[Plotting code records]
————————

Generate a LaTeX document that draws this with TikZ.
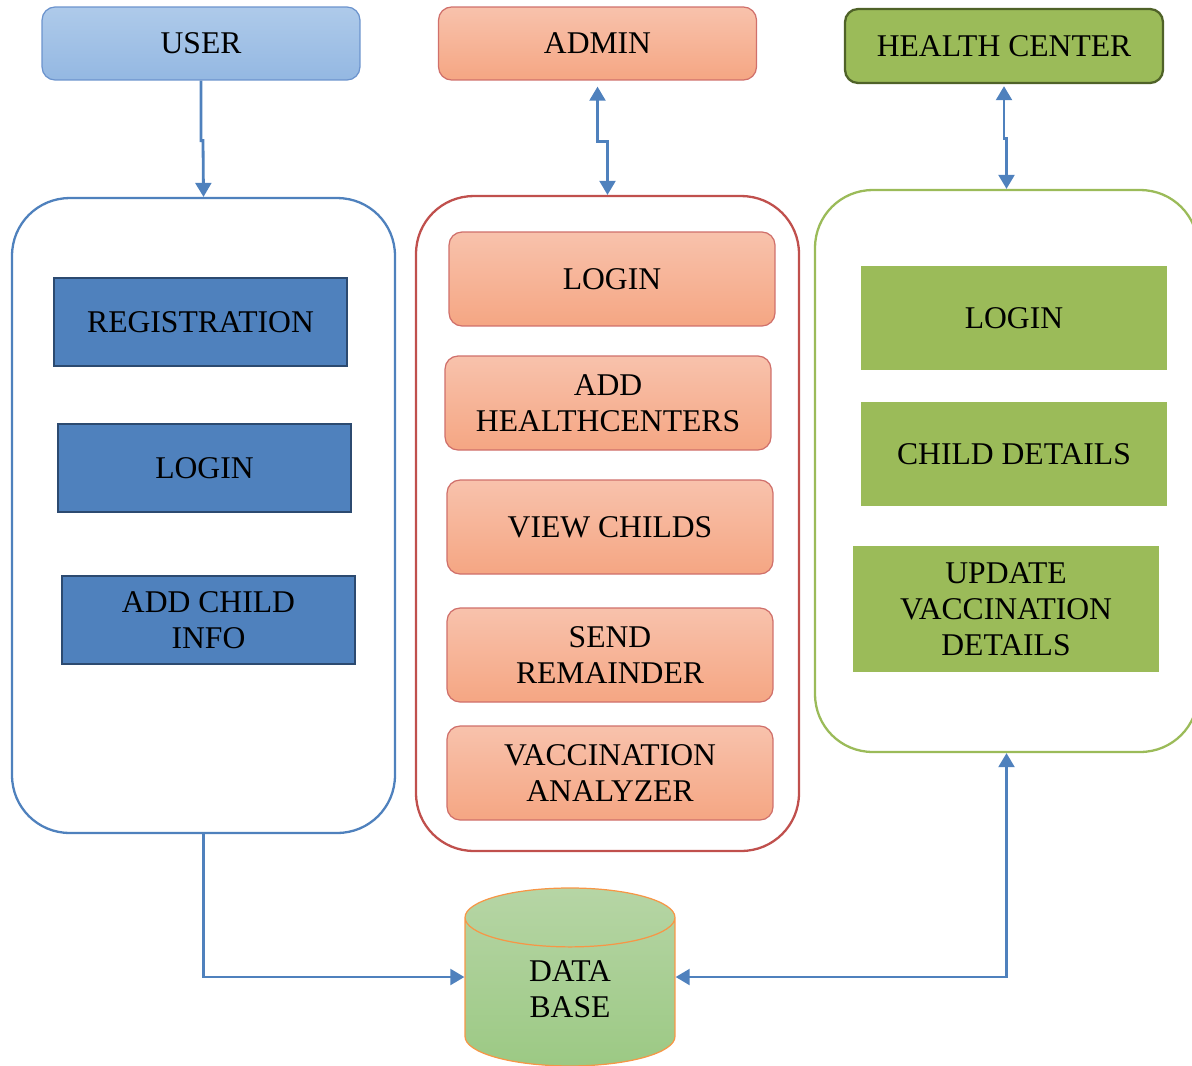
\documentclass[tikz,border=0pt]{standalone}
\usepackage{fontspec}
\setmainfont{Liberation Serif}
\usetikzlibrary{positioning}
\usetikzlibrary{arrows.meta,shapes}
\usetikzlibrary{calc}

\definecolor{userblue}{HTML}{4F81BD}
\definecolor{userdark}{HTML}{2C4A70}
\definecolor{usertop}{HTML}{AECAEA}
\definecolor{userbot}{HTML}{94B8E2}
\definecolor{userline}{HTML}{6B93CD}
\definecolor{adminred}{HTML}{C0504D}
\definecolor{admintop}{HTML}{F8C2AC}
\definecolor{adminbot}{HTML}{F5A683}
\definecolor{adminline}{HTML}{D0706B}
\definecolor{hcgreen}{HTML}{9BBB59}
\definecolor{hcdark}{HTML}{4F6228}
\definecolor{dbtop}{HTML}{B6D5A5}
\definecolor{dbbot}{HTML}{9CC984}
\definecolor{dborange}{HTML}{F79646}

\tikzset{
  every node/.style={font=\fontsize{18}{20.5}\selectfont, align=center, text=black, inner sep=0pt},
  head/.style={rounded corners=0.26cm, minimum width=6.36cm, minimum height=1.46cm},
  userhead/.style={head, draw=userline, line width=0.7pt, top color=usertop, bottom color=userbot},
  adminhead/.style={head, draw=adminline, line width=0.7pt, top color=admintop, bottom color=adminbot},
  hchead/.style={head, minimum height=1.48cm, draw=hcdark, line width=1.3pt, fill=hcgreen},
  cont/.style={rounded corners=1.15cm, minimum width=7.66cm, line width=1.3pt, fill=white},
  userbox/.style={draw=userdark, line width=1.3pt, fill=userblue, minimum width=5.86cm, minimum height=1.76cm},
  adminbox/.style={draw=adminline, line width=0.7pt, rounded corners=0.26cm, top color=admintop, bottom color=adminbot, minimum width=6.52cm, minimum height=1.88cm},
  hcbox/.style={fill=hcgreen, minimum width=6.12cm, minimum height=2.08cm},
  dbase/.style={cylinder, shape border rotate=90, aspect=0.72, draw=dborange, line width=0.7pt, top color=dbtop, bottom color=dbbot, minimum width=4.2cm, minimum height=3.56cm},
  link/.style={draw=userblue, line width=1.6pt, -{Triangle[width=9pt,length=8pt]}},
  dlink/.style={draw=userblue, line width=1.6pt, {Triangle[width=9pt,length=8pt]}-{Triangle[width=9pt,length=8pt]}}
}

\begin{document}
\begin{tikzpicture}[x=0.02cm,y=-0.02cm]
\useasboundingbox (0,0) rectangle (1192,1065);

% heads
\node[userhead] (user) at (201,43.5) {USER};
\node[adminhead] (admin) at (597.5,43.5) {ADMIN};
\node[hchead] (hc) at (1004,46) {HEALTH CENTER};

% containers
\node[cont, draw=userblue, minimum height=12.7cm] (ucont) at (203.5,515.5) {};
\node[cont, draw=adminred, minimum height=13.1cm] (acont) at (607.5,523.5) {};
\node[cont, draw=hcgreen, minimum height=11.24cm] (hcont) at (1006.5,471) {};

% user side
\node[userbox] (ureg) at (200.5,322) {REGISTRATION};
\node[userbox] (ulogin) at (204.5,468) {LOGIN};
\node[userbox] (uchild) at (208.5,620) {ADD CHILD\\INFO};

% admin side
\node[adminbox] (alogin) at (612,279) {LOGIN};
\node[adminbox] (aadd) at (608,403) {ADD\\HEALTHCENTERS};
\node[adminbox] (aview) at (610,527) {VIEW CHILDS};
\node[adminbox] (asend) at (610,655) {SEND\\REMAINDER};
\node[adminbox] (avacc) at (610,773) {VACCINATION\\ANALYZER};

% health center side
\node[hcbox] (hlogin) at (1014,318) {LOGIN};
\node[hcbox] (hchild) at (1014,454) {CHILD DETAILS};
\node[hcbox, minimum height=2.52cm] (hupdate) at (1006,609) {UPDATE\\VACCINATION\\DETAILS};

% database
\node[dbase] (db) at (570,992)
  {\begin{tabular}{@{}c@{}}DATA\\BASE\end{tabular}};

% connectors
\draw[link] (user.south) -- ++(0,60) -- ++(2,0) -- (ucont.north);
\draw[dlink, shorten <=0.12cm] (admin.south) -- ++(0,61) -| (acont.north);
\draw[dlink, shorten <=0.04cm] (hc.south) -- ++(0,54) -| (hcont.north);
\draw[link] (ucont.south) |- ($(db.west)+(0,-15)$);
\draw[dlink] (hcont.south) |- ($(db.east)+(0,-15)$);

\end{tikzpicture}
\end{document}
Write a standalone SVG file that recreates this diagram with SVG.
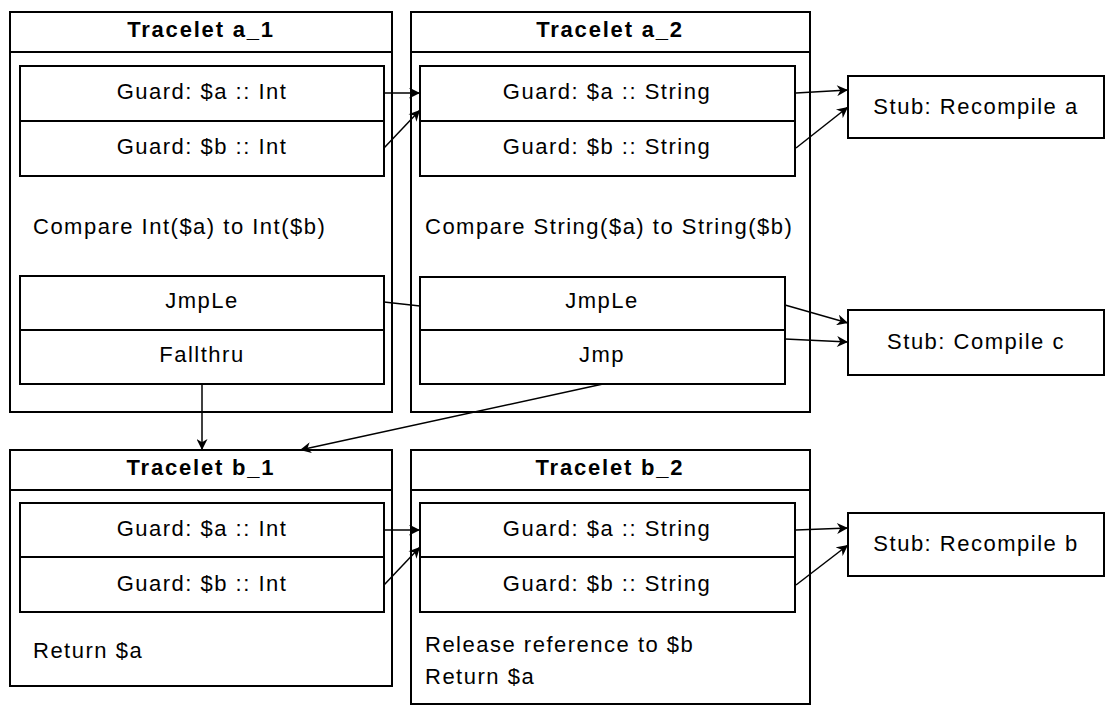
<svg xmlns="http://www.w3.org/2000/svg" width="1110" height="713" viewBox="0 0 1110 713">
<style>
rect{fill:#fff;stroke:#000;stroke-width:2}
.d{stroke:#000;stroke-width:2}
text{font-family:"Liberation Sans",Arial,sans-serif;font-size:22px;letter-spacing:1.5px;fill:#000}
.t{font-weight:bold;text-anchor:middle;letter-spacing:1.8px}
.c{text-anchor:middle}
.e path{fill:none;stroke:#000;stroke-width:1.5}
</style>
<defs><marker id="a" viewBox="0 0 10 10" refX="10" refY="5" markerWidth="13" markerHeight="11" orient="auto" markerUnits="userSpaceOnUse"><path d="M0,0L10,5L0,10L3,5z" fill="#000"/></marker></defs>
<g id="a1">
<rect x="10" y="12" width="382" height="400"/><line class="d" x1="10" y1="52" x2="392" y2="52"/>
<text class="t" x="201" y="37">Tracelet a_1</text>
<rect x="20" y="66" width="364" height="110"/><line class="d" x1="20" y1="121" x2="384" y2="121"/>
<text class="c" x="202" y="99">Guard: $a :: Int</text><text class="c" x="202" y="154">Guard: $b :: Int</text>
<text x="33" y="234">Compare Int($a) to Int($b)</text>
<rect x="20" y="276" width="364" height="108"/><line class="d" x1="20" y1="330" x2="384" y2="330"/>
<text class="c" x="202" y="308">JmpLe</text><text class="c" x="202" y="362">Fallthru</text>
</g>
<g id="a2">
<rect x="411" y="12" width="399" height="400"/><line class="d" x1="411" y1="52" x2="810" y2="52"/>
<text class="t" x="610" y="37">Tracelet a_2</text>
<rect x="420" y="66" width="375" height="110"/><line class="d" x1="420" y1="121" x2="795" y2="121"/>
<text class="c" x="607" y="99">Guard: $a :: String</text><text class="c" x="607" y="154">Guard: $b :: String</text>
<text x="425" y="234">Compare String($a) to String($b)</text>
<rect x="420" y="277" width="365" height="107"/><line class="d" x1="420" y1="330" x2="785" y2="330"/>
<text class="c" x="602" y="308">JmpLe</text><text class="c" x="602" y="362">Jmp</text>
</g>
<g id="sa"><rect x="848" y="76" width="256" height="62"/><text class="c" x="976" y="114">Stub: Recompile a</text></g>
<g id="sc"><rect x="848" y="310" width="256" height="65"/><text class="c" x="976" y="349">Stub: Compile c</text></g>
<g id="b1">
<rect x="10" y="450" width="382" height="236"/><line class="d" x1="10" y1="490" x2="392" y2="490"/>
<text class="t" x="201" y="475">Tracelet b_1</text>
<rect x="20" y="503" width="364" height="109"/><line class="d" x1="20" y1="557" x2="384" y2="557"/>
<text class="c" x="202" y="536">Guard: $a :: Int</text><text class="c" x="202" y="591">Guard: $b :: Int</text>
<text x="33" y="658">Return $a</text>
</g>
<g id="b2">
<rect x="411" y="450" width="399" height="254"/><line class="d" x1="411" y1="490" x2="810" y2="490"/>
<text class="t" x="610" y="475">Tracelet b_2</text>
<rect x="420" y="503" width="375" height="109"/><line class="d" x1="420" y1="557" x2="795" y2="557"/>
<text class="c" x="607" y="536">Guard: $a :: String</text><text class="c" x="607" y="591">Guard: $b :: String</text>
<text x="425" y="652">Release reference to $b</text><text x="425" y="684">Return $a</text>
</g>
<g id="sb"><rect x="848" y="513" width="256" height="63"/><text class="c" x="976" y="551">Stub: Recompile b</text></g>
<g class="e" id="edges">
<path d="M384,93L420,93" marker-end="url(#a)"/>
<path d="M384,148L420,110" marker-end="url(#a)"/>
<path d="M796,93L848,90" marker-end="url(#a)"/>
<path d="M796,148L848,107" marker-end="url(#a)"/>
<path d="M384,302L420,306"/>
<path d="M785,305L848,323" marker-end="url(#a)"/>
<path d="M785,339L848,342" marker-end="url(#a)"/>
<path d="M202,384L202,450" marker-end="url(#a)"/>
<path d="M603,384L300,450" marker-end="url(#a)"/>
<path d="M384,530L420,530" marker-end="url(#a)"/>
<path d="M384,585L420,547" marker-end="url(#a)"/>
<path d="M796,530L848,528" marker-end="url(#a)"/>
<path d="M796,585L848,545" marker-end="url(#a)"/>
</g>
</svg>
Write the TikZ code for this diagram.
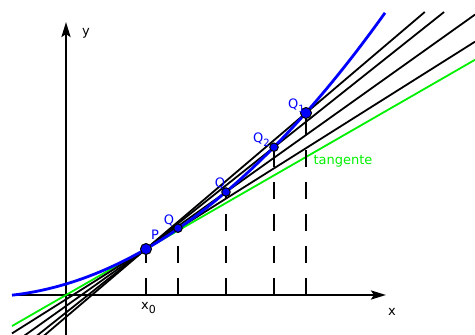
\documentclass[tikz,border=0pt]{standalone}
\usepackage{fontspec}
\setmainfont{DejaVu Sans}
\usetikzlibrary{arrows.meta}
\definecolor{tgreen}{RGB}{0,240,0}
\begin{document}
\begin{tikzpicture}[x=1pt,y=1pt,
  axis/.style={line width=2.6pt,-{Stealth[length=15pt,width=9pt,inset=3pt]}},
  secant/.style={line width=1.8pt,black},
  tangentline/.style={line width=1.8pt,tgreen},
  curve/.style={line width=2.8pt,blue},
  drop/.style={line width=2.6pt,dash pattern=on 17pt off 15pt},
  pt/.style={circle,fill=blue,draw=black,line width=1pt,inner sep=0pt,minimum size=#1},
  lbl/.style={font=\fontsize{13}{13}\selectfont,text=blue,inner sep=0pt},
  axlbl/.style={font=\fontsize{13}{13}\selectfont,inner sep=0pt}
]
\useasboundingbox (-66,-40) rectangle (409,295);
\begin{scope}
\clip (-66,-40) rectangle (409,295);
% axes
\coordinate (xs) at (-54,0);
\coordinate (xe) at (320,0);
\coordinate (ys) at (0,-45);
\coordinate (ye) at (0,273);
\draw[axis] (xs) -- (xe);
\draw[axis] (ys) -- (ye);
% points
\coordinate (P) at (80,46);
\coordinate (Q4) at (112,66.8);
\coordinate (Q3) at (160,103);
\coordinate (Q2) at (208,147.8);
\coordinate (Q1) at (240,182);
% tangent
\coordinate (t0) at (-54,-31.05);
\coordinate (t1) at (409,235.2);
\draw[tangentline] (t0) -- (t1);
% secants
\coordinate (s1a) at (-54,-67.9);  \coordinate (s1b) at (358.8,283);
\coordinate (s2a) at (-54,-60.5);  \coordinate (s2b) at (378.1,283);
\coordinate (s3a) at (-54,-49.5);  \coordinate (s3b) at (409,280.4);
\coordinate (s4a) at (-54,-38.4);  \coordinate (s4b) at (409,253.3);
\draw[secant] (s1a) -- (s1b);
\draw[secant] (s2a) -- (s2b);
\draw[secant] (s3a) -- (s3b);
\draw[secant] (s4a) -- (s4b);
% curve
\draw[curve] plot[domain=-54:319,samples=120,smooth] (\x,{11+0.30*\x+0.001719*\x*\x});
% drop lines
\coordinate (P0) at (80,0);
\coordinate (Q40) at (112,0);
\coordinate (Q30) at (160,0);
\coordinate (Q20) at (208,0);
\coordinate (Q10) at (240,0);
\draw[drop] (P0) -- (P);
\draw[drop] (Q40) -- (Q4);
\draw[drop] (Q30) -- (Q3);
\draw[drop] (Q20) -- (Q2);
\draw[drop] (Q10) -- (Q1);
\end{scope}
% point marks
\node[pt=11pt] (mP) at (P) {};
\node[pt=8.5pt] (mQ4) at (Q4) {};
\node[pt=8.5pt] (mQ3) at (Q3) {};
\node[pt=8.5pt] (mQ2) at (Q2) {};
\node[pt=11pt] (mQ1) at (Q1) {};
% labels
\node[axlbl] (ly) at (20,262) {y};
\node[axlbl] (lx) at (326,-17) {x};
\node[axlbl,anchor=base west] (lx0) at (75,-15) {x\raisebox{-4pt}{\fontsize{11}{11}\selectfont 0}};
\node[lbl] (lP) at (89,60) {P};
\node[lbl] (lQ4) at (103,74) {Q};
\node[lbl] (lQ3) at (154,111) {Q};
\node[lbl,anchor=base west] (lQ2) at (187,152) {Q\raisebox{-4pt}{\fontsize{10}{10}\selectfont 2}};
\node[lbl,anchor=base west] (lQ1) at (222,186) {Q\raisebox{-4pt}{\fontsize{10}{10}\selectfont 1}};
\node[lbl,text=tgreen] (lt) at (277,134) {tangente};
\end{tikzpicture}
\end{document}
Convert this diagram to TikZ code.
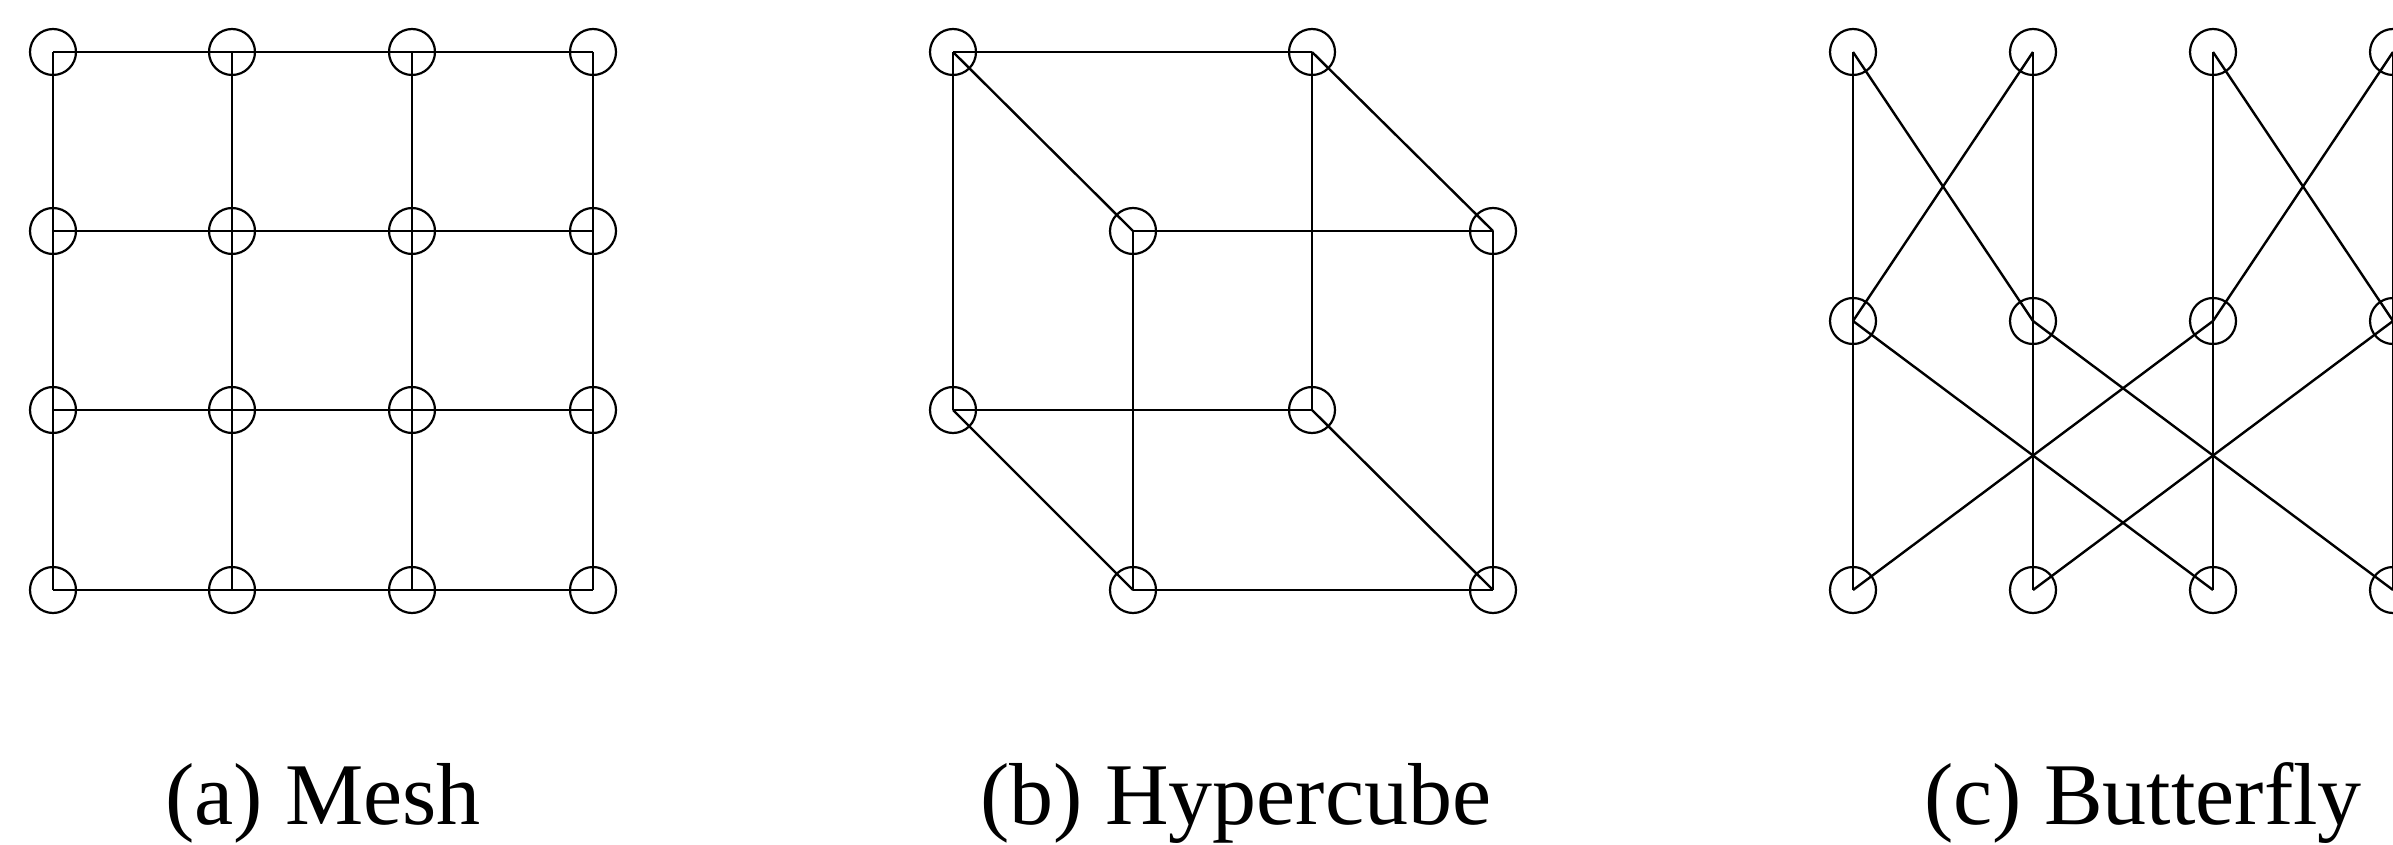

————————

Lines that include the word "diagram" — how many are there in the data? Answer with the number alone.

3